Aim
Set down each line of the material that follows, exactly, with no pictures.

Supplied material
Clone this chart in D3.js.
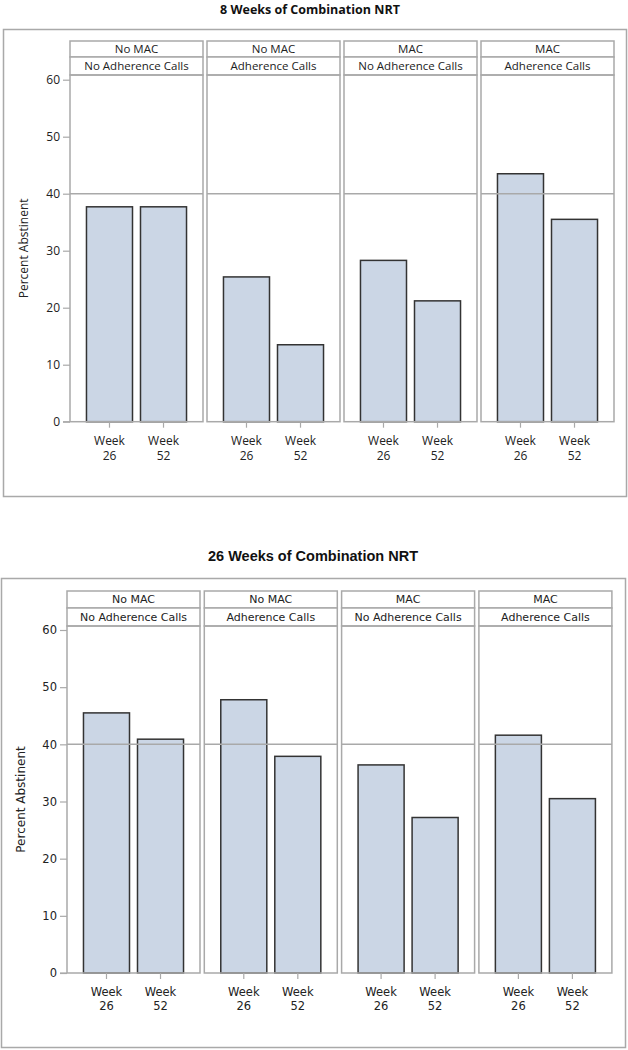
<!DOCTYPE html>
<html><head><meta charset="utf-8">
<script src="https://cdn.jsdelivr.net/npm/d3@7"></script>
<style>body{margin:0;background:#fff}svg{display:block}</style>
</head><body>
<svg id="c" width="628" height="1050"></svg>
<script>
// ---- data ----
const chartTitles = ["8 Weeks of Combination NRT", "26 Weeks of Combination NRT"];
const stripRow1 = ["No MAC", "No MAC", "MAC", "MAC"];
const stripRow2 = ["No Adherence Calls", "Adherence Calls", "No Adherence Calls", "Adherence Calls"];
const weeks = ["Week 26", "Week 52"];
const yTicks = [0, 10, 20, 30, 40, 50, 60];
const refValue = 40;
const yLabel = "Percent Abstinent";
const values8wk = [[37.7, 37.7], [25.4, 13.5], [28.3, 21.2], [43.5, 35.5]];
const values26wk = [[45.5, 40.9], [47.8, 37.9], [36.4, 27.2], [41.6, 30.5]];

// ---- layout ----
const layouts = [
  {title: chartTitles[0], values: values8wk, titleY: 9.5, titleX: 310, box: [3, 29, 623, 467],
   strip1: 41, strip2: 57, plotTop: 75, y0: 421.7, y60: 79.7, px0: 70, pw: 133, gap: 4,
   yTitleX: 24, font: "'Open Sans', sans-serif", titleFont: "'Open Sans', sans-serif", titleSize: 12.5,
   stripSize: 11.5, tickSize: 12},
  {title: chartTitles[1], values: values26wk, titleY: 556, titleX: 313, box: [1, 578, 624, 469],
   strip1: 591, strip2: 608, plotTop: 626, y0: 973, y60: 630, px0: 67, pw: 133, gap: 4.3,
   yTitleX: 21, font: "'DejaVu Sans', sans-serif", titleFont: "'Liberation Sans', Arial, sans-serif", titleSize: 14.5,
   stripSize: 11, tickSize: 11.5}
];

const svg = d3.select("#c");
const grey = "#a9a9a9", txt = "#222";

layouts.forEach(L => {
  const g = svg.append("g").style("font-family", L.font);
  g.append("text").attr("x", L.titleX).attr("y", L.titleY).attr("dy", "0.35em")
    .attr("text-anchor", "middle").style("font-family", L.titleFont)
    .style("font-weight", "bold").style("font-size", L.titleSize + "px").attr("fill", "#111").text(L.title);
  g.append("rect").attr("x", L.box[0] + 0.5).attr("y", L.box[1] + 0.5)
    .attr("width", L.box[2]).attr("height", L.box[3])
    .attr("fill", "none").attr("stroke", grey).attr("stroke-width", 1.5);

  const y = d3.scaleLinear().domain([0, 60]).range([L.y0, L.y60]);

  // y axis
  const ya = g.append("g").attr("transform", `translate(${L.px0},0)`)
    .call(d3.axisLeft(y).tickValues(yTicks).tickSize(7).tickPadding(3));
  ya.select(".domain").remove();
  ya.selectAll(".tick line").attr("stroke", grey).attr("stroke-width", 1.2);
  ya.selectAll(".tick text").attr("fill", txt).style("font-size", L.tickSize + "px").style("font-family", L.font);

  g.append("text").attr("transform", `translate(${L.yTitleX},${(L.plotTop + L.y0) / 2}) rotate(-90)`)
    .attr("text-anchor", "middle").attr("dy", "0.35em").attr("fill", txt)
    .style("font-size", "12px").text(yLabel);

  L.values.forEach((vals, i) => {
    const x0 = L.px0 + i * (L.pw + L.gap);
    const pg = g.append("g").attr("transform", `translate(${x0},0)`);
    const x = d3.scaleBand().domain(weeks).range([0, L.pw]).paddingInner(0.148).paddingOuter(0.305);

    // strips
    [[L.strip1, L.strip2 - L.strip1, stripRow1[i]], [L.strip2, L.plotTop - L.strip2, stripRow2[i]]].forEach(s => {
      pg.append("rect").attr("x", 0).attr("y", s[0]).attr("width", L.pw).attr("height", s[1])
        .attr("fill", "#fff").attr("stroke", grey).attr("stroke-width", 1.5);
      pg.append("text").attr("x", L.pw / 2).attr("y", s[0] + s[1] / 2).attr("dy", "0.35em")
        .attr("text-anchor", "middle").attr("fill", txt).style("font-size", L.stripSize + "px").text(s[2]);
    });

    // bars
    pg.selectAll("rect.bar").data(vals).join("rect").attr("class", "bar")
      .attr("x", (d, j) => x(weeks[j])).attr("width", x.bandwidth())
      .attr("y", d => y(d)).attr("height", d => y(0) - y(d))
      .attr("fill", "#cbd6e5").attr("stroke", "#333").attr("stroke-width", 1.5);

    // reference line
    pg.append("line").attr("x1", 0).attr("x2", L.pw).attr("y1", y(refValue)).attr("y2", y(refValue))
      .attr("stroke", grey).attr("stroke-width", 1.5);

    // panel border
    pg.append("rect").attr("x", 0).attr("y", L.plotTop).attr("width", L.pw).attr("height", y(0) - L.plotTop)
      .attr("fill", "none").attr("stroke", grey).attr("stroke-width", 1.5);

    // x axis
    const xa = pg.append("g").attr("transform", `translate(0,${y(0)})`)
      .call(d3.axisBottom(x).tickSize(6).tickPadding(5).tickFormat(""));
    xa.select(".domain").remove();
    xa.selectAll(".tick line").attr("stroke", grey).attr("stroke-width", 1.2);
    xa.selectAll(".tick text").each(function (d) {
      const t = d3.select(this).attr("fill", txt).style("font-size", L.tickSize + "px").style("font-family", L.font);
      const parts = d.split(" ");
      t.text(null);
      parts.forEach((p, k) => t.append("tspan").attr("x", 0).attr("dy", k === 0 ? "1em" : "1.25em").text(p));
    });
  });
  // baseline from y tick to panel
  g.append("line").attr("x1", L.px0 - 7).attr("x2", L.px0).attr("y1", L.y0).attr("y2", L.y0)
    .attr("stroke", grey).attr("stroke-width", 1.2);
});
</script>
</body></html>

Full response
Clone this chart in D3.js.
<!DOCTYPE html>
<html><head><meta charset="utf-8">
<script src="https://cdn.jsdelivr.net/npm/d3@7"></script>
<style>body{margin:0;background:#fff}svg{display:block}</style>
</head><body>
<svg id="c" width="628" height="1050"></svg>
<script>
// ---- data ----
const chartTitles = ["8 Weeks of Combination NRT", "26 Weeks of Combination NRT"];
const stripRow1 = ["No MAC", "No MAC", "MAC", "MAC"];
const stripRow2 = ["No Adherence Calls", "Adherence Calls", "No Adherence Calls", "Adherence Calls"];
const weeks = ["Week 26", "Week 52"];
const yTicks = [0, 10, 20, 30, 40, 50, 60];
const refValue = 40;
const yLabel = "Percent Abstinent";
const values8wk = [[37.7, 37.7], [25.4, 13.5], [28.3, 21.2], [43.5, 35.5]];
const values26wk = [[45.5, 40.9], [47.8, 37.9], [36.4, 27.2], [41.6, 30.5]];

// ---- layout ----
const layouts = [
  {title: chartTitles[0], values: values8wk, titleY: 9.5, titleX: 310, box: [3, 29, 623, 467],
   strip1: 41, strip2: 57, plotTop: 75, y0: 421.7, y60: 79.7, px0: 70, pw: 133, gap: 4,
   yTitleX: 24, font: "'Open Sans', sans-serif", titleFont: "'Open Sans', sans-serif", titleSize: 12.5,
   stripSize: 11.5, tickSize: 12},
  {title: chartTitles[1], values: values26wk, titleY: 556, titleX: 313, box: [1, 578, 624, 469],
   strip1: 591, strip2: 608, plotTop: 626, y0: 973, y60: 630, px0: 67, pw: 133, gap: 4.3,
   yTitleX: 21, font: "'DejaVu Sans', sans-serif", titleFont: "'Liberation Sans', Arial, sans-serif", titleSize: 14.5,
   stripSize: 11, tickSize: 11.5}
];

const svg = d3.select("#c");
const grey = "#a9a9a9", txt = "#222";

layouts.forEach(L => {
  const g = svg.append("g").style("font-family", L.font);
  g.append("text").attr("x", L.titleX).attr("y", L.titleY).attr("dy", "0.35em")
    .attr("text-anchor", "middle").style("font-family", L.titleFont)
    .style("font-weight", "bold").style("font-size", L.titleSize + "px").attr("fill", "#111").text(L.title);
  g.append("rect").attr("x", L.box[0] + 0.5).attr("y", L.box[1] + 0.5)
    .attr("width", L.box[2]).attr("height", L.box[3])
    .attr("fill", "none").attr("stroke", grey).attr("stroke-width", 1.5);

  const y = d3.scaleLinear().domain([0, 60]).range([L.y0, L.y60]);

  // y axis
  const ya = g.append("g").attr("transform", `translate(${L.px0},0)`)
    .call(d3.axisLeft(y).tickValues(yTicks).tickSize(7).tickPadding(3));
  ya.select(".domain").remove();
  ya.selectAll(".tick line").attr("stroke", grey).attr("stroke-width", 1.2);
  ya.selectAll(".tick text").attr("fill", txt).style("font-size", L.tickSize + "px").style("font-family", L.font);

  g.append("text").attr("transform", `translate(${L.yTitleX},${(L.plotTop + L.y0) / 2}) rotate(-90)`)
    .attr("text-anchor", "middle").attr("dy", "0.35em").attr("fill", txt)
    .style("font-size", "12px").text(yLabel);

  L.values.forEach((vals, i) => {
    const x0 = L.px0 + i * (L.pw + L.gap);
    const pg = g.append("g").attr("transform", `translate(${x0},0)`);
    const x = d3.scaleBand().domain(weeks).range([0, L.pw]).paddingInner(0.148).paddingOuter(0.305);

    // strips
    [[L.strip1, L.strip2 - L.strip1, stripRow1[i]], [L.strip2, L.plotTop - L.strip2, stripRow2[i]]].forEach(s => {
      pg.append("rect").attr("x", 0).attr("y", s[0]).attr("width", L.pw).attr("height", s[1])
        .attr("fill", "#fff").attr("stroke", grey).attr("stroke-width", 1.5);
      pg.append("text").attr("x", L.pw / 2).attr("y", s[0] + s[1] / 2).attr("dy", "0.35em")
        .attr("text-anchor", "middle").attr("fill", txt).style("font-size", L.stripSize + "px").text(s[2]);
    });

    // bars
    pg.selectAll("rect.bar").data(vals).join("rect").attr("class", "bar")
      .attr("x", (d, j) => x(weeks[j])).attr("width", x.bandwidth())
      .attr("y", d => y(d)).attr("height", d => y(0) - y(d))
      .attr("fill", "#cbd6e5").attr("stroke", "#333").attr("stroke-width", 1.5);

    // reference line
    pg.append("line").attr("x1", 0).attr("x2", L.pw).attr("y1", y(refValue)).attr("y2", y(refValue))
      .attr("stroke", grey).attr("stroke-width", 1.5);

    // panel border
    pg.append("rect").attr("x", 0).attr("y", L.plotTop).attr("width", L.pw).attr("height", y(0) - L.plotTop)
      .attr("fill", "none").attr("stroke", grey).attr("stroke-width", 1.5);

    // x axis
    const xa = pg.append("g").attr("transform", `translate(0,${y(0)})`)
      .call(d3.axisBottom(x).tickSize(6).tickPadding(5).tickFormat(""));
    xa.select(".domain").remove();
    xa.selectAll(".tick line").attr("stroke", grey).attr("stroke-width", 1.2);
    xa.selectAll(".tick text").each(function (d) {
      const t = d3.select(this).attr("fill", txt).style("font-size", L.tickSize + "px").style("font-family", L.font);
      const parts = d.split(" ");
      t.text(null);
      parts.forEach((p, k) => t.append("tspan").attr("x", 0).attr("dy", k === 0 ? "1em" : "1.25em").text(p));
    });
  });
  // baseline from y tick to panel
  g.append("line").attr("x1", L.px0 - 7).attr("x2", L.px0).attr("y1", L.y0).attr("y2", L.y0)
    .attr("stroke", grey).attr("stroke-width", 1.2);
});
</script>
</body></html>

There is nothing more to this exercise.